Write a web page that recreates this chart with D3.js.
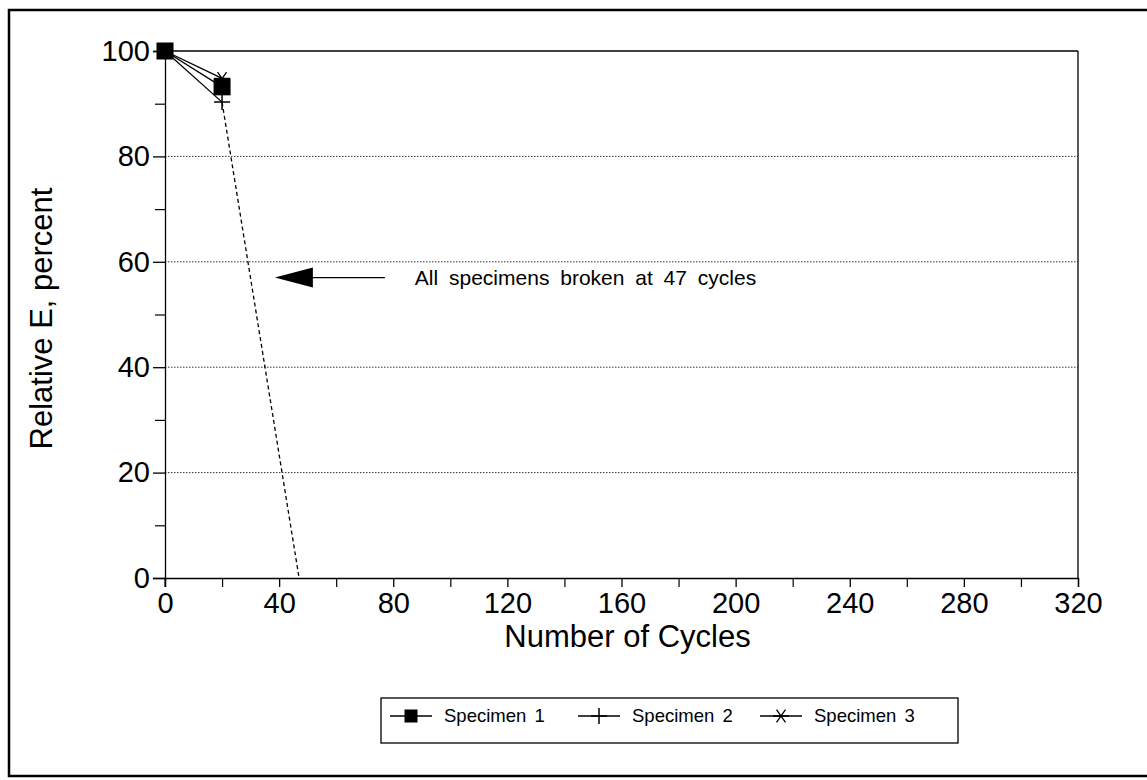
<!DOCTYPE html>
<html><head><meta charset="utf-8">
<script src="https://cdn.jsdelivr.net/npm/d3@7"></script>
<style>body{margin:0;background:#fff}svg{display:block}text{font-family:"Liberation Sans",Arial,sans-serif;fill:#000}</style>
</head><body><svg id="c" width="1147" height="780"></svg>
<script>
// Data
const cycles = [0, 20];
const specimen1 = [100, 93.2];
const specimen2 = [100, 90.3];
const specimen3 = [100, 94.8];
const seriesNames = ["Specimen 1", "Specimen 2", "Specimen 3"];
const breakLine = [[20, 90.3], [47, 0]];
const xTicks = [0, 40, 80, 120, 160, 200, 240, 280, 320];
const xMinor = [20, 60, 100, 140, 180, 220, 260, 300];
const yTicks = [0, 20, 40, 60, 80, 100];
const yMinor = [10, 30, 50, 70, 90];
const annotation = {x: 38.5, y: 57, text: "All specimens broken at 47 cycles"};

const svg = d3.select("#c");
const x = d3.scaleLinear().domain([0, 320]).range([165, 1078]);
const y = d3.scaleLinear().domain([0, 100]).range([578, 51]);

// outer frame
svg.append("rect").attr("x", 9).attr("y", 10).attr("width", 1150).attr("height", 766)
  .attr("fill", "none").attr("stroke", "#000").attr("stroke-width", 2.5);

// gridlines
svg.append("g").selectAll("line").data([20, 40, 60, 80]).join("line")
  .attr("x1", x(0)).attr("x2", x(320)).attr("y1", d => y(d)).attr("y2", d => y(d))
  .attr("stroke", "#333").attr("stroke-width", 1).attr("stroke-dasharray", "1.5,1.5");

// plot border top/right
svg.append("line").attr("x1", x(0)).attr("x2", x(320)).attr("y1", y(100)).attr("y2", y(100)).attr("stroke", "#000").attr("stroke-width", 1.3);
svg.append("line").attr("x1", x(320)).attr("x2", x(320)).attr("y1", y(100)).attr("y2", y(0)).attr("stroke", "#000").attr("stroke-width", 1.3);

// x axis
const xAxis = d3.axisBottom(x).tickValues(xTicks).tickSize(9).tickPadding(5).tickFormat(d3.format("d"));
const gx = svg.append("g").attr("transform", `translate(0,${y(0)})`).call(xAxis);
gx.select(".domain").attr("stroke-width", 1.3);
gx.selectAll(".tick line").attr("stroke-width", 1.3);
gx.selectAll("text").style("font-size", "29px");
const xAxisMinor = d3.axisBottom(x).tickValues(xMinor).tickSize(9).tickFormat("");
const gxm = svg.append("g").attr("transform", `translate(0,${y(0)})`).call(xAxisMinor);
gxm.select(".domain").remove();
gxm.selectAll(".tick line").attr("stroke-width", 1.2);

// y axis
const yAxis = d3.axisLeft(y).tickValues(yTicks).tickSize(12).tickPadding(3).tickFormat(d3.format("d"));
const gy = svg.append("g").attr("transform", `translate(${x(0)},0)`).call(yAxis);
gy.select(".domain").attr("stroke-width", 1.3);
gy.selectAll(".tick line").attr("stroke-width", 1.3);
gy.selectAll("text").style("font-size", "29px");
const yAxisMinor = d3.axisLeft(y).tickValues(yMinor).tickSize(10).tickFormat("");
const gym = svg.append("g").attr("transform", `translate(${x(0)},0)`).call(yAxisMinor);
gym.select(".domain").remove();
gym.selectAll(".tick line").attr("stroke-width", 1.2);
svg.append("line").attr("x1", x(0)).attr("x2", x(0)).attr("y1", y(0)).attr("y2", y(0) + 9).attr("stroke", "#000");

// axis titles
svg.append("text").attr("x", (x(0) + x(320)) / 2 + 6).attr("y", 647).attr("text-anchor", "middle")
  .style("font-size", "31px").text("Number of Cycles");
svg.append("text").attr("transform", `translate(52,${(y(0) + y(100)) / 2 + 4}) rotate(-90)`).attr("text-anchor", "middle")
  .style("font-size", "31px").text("Relative E, percent");

// series
const series = [specimen1, specimen2, specimen3];
const line = d3.line().x(d => x(d[0])).y(d => y(d[1]));
series.forEach(s => {
  svg.append("path").datum(cycles.map((c, i) => [c, s[i]])).attr("d", line)
    .attr("fill", "none").attr("stroke", "#000").attr("stroke-width", 1.3);
});
svg.append("path").datum(breakLine).attr("d", line).attr("fill", "none")
  .attr("stroke", "#000").attr("stroke-width", 1.3).attr("stroke-dasharray", "4,3");

function marker(g, k, cx, cy, s) {
  if (k === 0) {
    g.append("rect").attr("x", cx - s / 2).attr("y", cy - s / 2).attr("width", s).attr("height", s).attr("fill", "#000");
  } else if (k === 1) {
    g.append("path").attr("d", `M${cx - s / 2},${cy}H${cx + s / 2}M${cx},${cy - s / 2}V${cy + s / 2}`).attr("stroke", "#000").attr("stroke-width", 1.5);
  } else {
    const r = s / 2, a = r * 0.8;
    g.append("path").attr("d", `M${cx - r},${cy}H${cx + r}M${cx - a * 0.7},${cy - a}L${cx + a * 0.7},${cy + a}M${cx + a * 0.7},${cy - a}L${cx - a * 0.7},${cy + a}`)
      .attr("stroke", "#000").attr("stroke-width", 1.3);
  }
}
const mg = svg.append("g");
[2, 1, 0].forEach(k => series[k].forEach((v, i) => marker(mg, k, x(cycles[i]), y(v), k === 0 ? 17 : 16)));

// annotation arrow
const ax = x(annotation.x), ay = y(annotation.y);
svg.append("path").attr("d", `M${ax},${ay}L${ax + 38},${ay - 10}L${ax + 38},${ay + 10}Z`).attr("fill", "#000");
svg.append("line").attr("x1", ax + 36).attr("x2", ax + 110).attr("y1", ay).attr("y2", ay).attr("stroke", "#000").attr("stroke-width", 1.3);
svg.append("text").attr("x", ax + 140).attr("y", ay + 7).style("font-size", "21px").style("word-spacing", "5px").text(annotation.text);

// legend
const lg = svg.append("g");
lg.append("rect").attr("x", 381).attr("y", 698).attr("width", 577).attr("height", 45).attr("fill", "none").attr("stroke", "#000").attr("stroke-width", 1.3);
const legX = [390, 578, 760];
seriesNames.forEach((n, k) => {
  const lx = legX[k], ly = 716;
  lg.append("line").attr("x1", lx).attr("x2", lx + 42).attr("y1", ly).attr("y2", ly).attr("stroke", "#000").attr("stroke-width", 1.3);
  marker(lg, k, lx + 21, ly, k === 0 ? 13 : 16);
  lg.append("text").attr("x", lx + 54).attr("y", ly + 6).style("font-size", "18.5px").style("word-spacing", "3px").text(n);
});
</script></body></html>
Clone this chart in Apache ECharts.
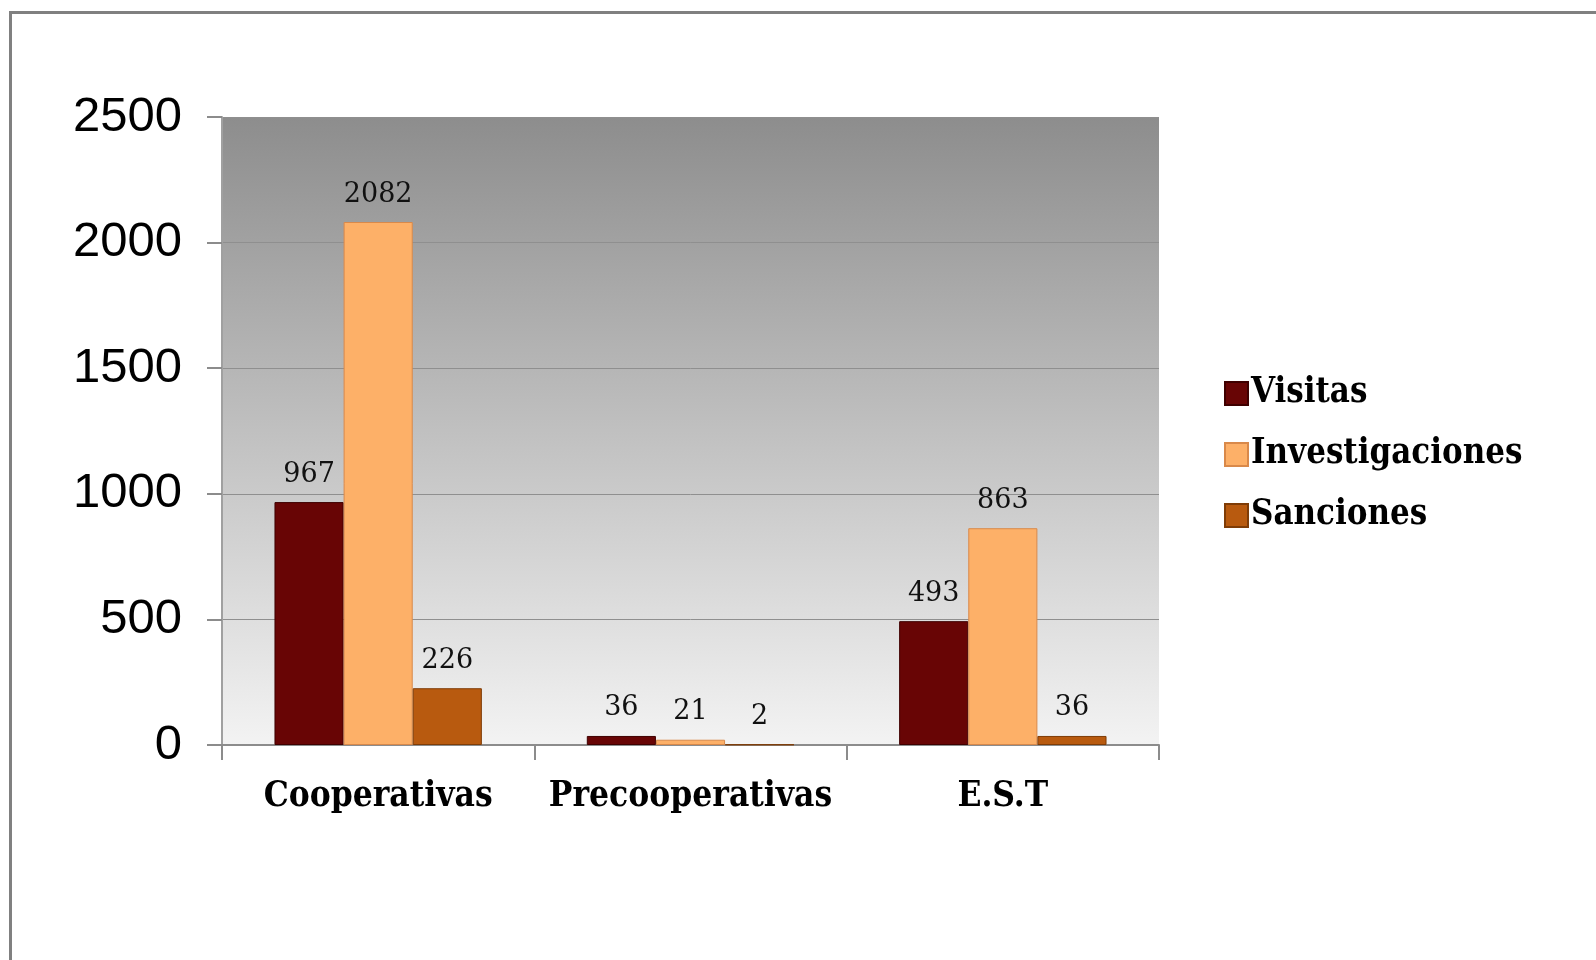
<!DOCTYPE html>
<html>
<head>
<meta charset="utf-8">
<script src="https://cdn.jsdelivr.net/npm/echarts@6/dist/echarts.min.js"></script>
<style>
html,body{margin:0;padding:0;background:#fff;}
#c{width:1596px;height:960px;}
</style>
</head>
<body>
<div id="c"></div>
<script>
const categories = ['Cooperativas', 'Precooperativas', 'E.S.T'];
const seriesNames = ['Visitas', 'Investigaciones', 'Sanciones'];
const visitas = [967, 36, 493];
const investigaciones = [2082, 21, 863];
const sanciones = [226, 2, 36];
const yTicks = [0, 500, 1000, 1500, 2000, 2500];

const colors = ['#680505', '#FDB068', '#B85A0F'];
const borders = ['#3f0000', '#d9894a', '#7f3c06'];
const serif = '"DejaVu Serif", serif';
const serifCond = '"DejaVu Serif Condensed", "DejaVu Serif", serif';

const chart = echarts.init(document.getElementById('c'));
function mk(name, data, i) {
  return {
    name: name, type: 'bar', data: data,
    barGap: '0%', barCategoryGap: '33.6%',
    itemStyle: {
      color: colors[i],
      borderColor: borders[i], borderWidth: 1
    },
    label: {show: true, position: 'top', distance: 14, fontFamily: serif,
      fontSize: 27, color: '#111'}
  };
}
chart.setOption({
  animation: false,
  graphic: [{type:'rect', shape:{x:10.5, y:12.5, width:2000, height:2000},
    style:{fill:'none', stroke:'#808080', lineWidth:3}, z:-10}],
  grid: {left: 222, right: 437, top: 117, bottom: 215, show: true,
    borderWidth: 0,
    backgroundColor: {type:'linear', x:0, y:0, x2:0, y2:1, colorStops:[
      {offset:0, color:'#8d8d8d'}, {offset:1, color:'#f3f3f3'}]}},
  legend: {orient: 'vertical', left: 1219, top: 371, itemWidth: 23, itemHeight: 23,
    itemGap: 26, icon: 'rect',
    textStyle: {fontFamily: serifCond, fontSize: 34.5, fontWeight: 'bold', color: '#000', padding:[0,0,0,-2]},
    data: seriesNames},
  xAxis: {type: 'category', data: categories,
    axisLine: {lineStyle: {color: '#8c8c8c', width: 2}},
    axisTick: {show: true, length: 15, lineStyle: {color: '#8c8c8c', width: 2}},
    axisLabel: {interval: 0, margin: 34, fontFamily: serifCond, fontSize: 35, fontWeight: 'bold', color: '#000'}},
  yAxis: {type: 'value', min: yTicks[0], max: yTicks[yTicks.length-1], interval: 500,
    axisLine: {show: true, lineStyle: {color: '#a0a0a0', width: 2}},
    axisTick: {show: true, length: 15, lineStyle: {color: '#8c8c8c', width: 2}},
    splitLine: {lineStyle: {color: '#8f8f8f', width: 1}},
    axisLabel: {margin: 40, padding: [8, 0, 0, 0], formatter: v => String(v), fontFamily: '"Liberation Sans", Arial, sans-serif', fontSize: 49, color: '#000'}},
  series: [mk(seriesNames[0], visitas, 0), mk(seriesNames[1], investigaciones, 1), mk(seriesNames[2], sanciones, 2)]
});
</script>
</body>
</html>
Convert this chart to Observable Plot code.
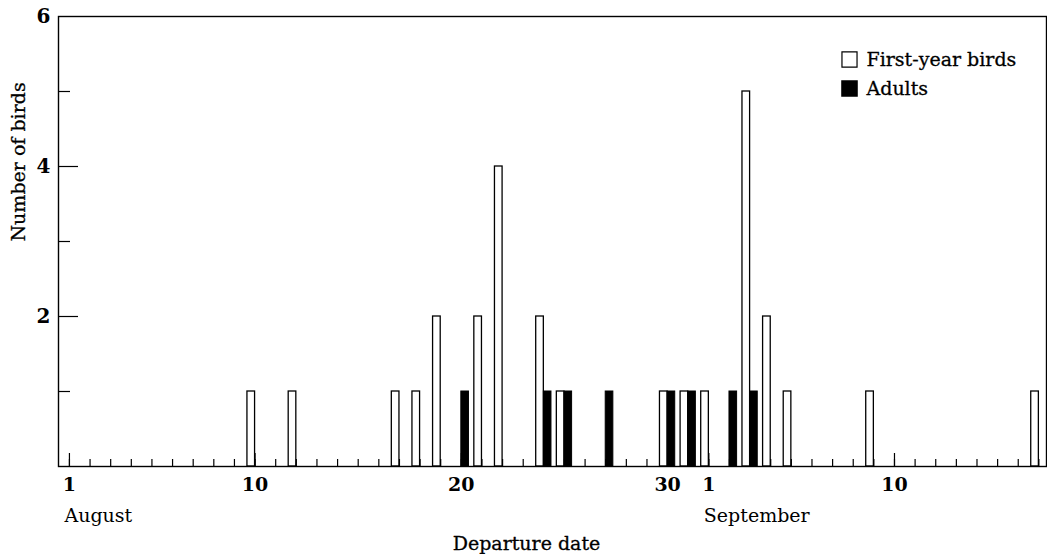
<!DOCTYPE html>
<html>
<head>
<meta charset="utf-8">
<script src="https://cdn.jsdelivr.net/npm/d3@7"></script>
<script src="https://cdn.jsdelivr.net/npm/@observablehq/plot@0.6"></script>
<style>
  html, body { margin: 0; padding: 0; background: #fff; }
  #chart svg { display: block; }
</style>
</head>
<body>
<div id="chart"></div>
<script>
// Day index: 1 = 1 August, 32 = 1 September
const firstYearDays   = [10, 12, 17, 18, 19, 21, 22, 24, 25, 30, 31, 32, 34, 35, 36, 40, 48];
const firstYearCounts = [1,  1,  1,  1,  2,  2,  4,  2,  1,  1,  1,  1,  5,  2,  1,  1,  1];
const adultDays   = [20, 24, 25, 27, 30, 31, 33, 34];
const adultCounts = [1,  1,  1,  1,  1,  1,  1,  1];

const allDays = d3.range(1, 49);
const majorTickDays = [1, 10, 20, 30, 32, 41];
const majorTickLabels = ["1", "10", "20", "30", "1", "10"];
const monthDays = [1, 32];
const monthLabels = ["August", "September"];
const yMinorTicks = [1, 3, 5];
const yMajorTicks = [2, 4];
const yLabelTicks = [2, 4, 6];

const seriesNames = ["First-year birds", "Adults"];

const firstYear = firstYearDays.map((d, i) => ({day: d, count: firstYearCounts[i]}));
const adults = adultDays.map((d, i) => ({day: d, count: adultCounts[i]}));

const barW = 0.37; // bar width in days
const majorLabel = new Map(majorTickDays.map((d, i) => [d, majorTickLabels[i]]));
const monthLabel = new Map(monthDays.map((d, i) => [d, monthLabels[i]]));

const font = "DejaVu Serif";
const heavy = {fill: "#000", stroke: "#000", strokeWidth: 0.3};

const chart = Plot.plot({
  width: 1047,
  height: 554,
  marginLeft: 58,
  marginRight: 1,
  marginTop: 16,
  marginBottom: 88,
  style: {fontFamily: font, fontSize: "19px", color: "#000", background: "#fff"},
  x: {domain: [0.47, 48.37]},
  y: {domain: [0, 6]},
  marks: [
    Plot.rectY(firstYear, {x1: d => d.day - barW, x2: d => d.day, y1: 0, y2: "count",
      fill: "#fff", stroke: "#000", strokeWidth: 1.3}),
    Plot.rectY(adults, {x1: d => d.day, x2: d => d.day + barW, y1: 0, y2: "count",
      fill: "#000", stroke: "#000", strokeWidth: 1}),
    // x ticks (inward)
    Plot.axisX({ticks: allDays, tickSize: -7, tickFormat: () => "", strokeWidth: 1.2, label: null}),
    Plot.axisX({ticks: majorTickDays, tickSize: -13, tickFormat: () => "", strokeWidth: 1.2, label: null}),
    Plot.axisX({ticks: majorTickDays, tickSize: 0, tickPadding: 11, tickFormat: d => majorLabel.get(d),
      fontSize: 19, fontWeight: "bold", label: null}),
    Plot.axisX({ticks: monthDays, tickSize: 0, tickPadding: 42, tickFormat: d => monthLabel.get(d),
      textAnchor: "start", dx: -5, fontSize: 19, label: null}),
    // y ticks (inward)
    Plot.axisY({ticks: yMinorTicks, tickSize: -12, tickFormat: () => "", strokeWidth: 1.2, label: null}),
    Plot.axisY({ticks: yMajorTicks, tickSize: -20, tickFormat: () => "", strokeWidth: 1.2, label: null}),
    Plot.axisY({ticks: yLabelTicks, tickSize: 0, tickPadding: 8, tickFormat: d => String(d),
      fontSize: 20, fontWeight: "bold", label: null}),
    Plot.frame({stroke: "#000", strokeWidth: 1.4}),
    // axis titles
    Plot.text(["Number of birds"], {frameAnchor: "left", rotate: -90, dx: -40, fontSize: 19, ...heavy}),
    Plot.text(["Departure date"], {frameAnchor: "bottom", lineAnchor: "middle", dx: -26, dy: 77, fontSize: 19, ...heavy}),
    // legend
    Plot.dot([seriesNames[0]], {frameAnchor: "top-right", dx: -197, dy: 43, symbol: "square", r: 8.5,
      fill: "#fff", stroke: "#000", strokeWidth: 1.2}),
    Plot.dot([seriesNames[1]], {frameAnchor: "top-right", dx: -197, dy: 72, symbol: "square", r: 8.5,
      fill: "#000", stroke: "#000"}),
    Plot.text([seriesNames[0]], {frameAnchor: "top-right", lineAnchor: "middle", dx: -180, dy: 43,
      textAnchor: "start", fontSize: 19, ...heavy}),
    Plot.text([seriesNames[1]], {frameAnchor: "top-right", lineAnchor: "middle", dx: -180, dy: 72,
      textAnchor: "start", fontSize: 19, ...heavy})
  ]
});
document.getElementById("chart").appendChild(chart);
</script>
</body>
</html>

● **Objective**: Go through the entries above and count the lines containing the word "this"; give only that count.

● **Task response**: 3